* Data section
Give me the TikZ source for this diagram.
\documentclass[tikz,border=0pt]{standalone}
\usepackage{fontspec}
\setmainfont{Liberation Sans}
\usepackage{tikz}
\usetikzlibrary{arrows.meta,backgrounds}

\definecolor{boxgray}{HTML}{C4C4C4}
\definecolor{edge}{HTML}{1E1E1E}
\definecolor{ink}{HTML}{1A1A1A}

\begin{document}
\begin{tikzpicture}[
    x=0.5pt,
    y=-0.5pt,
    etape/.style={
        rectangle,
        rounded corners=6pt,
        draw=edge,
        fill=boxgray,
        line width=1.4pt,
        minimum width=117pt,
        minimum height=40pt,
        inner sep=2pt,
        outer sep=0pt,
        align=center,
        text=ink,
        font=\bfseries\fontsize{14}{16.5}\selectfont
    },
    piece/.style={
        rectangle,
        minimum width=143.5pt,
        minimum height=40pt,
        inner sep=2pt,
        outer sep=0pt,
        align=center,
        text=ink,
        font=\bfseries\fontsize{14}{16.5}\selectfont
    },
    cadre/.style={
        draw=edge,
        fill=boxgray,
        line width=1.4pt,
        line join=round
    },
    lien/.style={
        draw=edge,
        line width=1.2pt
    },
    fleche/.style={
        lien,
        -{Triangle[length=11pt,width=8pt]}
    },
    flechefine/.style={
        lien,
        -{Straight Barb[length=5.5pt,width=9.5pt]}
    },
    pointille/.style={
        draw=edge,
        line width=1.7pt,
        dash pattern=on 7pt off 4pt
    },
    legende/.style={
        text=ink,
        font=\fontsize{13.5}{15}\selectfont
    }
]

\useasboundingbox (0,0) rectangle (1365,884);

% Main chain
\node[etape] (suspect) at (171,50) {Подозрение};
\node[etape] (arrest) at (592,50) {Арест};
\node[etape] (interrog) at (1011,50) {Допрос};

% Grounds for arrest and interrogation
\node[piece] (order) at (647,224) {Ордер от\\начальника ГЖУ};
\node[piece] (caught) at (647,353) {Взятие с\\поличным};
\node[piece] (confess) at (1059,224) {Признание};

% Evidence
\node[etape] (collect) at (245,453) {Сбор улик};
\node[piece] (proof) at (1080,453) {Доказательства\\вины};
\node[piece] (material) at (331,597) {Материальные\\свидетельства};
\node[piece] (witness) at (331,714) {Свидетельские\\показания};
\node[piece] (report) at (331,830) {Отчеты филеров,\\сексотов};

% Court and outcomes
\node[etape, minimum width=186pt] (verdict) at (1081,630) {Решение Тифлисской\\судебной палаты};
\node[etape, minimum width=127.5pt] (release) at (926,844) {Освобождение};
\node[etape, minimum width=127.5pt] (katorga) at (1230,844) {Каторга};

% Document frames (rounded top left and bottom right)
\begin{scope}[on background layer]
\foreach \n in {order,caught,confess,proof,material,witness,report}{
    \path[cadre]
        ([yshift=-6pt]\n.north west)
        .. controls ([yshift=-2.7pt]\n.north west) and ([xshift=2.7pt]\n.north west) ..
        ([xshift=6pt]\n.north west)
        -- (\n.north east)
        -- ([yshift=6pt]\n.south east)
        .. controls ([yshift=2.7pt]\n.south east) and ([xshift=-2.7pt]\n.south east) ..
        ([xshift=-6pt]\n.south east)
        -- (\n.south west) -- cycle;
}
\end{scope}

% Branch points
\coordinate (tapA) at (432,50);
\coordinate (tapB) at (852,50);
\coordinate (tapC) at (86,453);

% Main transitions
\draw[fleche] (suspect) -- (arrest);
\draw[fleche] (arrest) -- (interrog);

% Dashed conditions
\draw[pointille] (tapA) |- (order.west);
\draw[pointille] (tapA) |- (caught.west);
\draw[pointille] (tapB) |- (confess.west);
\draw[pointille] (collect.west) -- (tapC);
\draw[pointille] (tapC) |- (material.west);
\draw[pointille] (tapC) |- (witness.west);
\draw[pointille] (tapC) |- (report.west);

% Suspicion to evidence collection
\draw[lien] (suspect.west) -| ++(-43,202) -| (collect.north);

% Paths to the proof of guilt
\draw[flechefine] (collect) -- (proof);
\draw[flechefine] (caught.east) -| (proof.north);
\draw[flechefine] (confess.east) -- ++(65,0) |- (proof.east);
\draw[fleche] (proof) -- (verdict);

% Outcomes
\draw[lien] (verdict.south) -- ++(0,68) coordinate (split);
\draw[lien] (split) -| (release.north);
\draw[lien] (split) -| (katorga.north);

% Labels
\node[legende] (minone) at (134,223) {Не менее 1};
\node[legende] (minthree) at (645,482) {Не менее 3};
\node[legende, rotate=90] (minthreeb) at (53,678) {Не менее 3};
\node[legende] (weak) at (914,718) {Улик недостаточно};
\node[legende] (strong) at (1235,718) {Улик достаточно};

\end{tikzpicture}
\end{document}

--

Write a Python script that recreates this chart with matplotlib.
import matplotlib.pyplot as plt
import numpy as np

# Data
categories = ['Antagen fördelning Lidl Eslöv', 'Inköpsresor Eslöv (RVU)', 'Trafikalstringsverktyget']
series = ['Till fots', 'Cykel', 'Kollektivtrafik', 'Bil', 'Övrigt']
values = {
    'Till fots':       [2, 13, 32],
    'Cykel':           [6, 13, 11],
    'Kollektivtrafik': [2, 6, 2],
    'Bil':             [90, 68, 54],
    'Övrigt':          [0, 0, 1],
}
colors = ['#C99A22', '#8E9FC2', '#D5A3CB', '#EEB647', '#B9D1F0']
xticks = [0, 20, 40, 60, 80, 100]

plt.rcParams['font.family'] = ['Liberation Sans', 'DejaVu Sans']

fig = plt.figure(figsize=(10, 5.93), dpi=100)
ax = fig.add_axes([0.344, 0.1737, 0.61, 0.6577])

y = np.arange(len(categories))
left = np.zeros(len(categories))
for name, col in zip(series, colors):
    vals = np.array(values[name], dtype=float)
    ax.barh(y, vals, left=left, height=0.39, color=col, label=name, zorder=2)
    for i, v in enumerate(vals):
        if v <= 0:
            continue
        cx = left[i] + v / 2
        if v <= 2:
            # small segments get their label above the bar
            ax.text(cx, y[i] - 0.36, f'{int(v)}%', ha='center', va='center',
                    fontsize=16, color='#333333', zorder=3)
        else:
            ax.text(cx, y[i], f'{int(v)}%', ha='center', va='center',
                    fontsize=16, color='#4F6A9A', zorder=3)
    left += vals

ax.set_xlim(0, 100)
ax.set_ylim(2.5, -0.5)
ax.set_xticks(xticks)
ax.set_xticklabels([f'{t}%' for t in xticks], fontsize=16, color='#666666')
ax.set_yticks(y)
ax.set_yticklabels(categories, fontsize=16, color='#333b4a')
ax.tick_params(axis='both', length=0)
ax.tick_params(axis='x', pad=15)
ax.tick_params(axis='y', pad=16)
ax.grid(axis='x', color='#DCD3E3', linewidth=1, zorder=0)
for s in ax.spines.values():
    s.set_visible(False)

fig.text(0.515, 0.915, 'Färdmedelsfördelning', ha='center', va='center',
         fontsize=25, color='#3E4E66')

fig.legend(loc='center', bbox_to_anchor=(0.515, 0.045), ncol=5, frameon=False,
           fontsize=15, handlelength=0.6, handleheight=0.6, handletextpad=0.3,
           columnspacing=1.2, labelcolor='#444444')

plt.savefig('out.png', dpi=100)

* To do
Repeat the entries above verbatim, but only from the line that has "Write a Python" down to the line that has "import numpy as np", inclusive.

* Output of the task
Write a Python script that recreates this chart with matplotlib.
import matplotlib.pyplot as plt
import numpy as np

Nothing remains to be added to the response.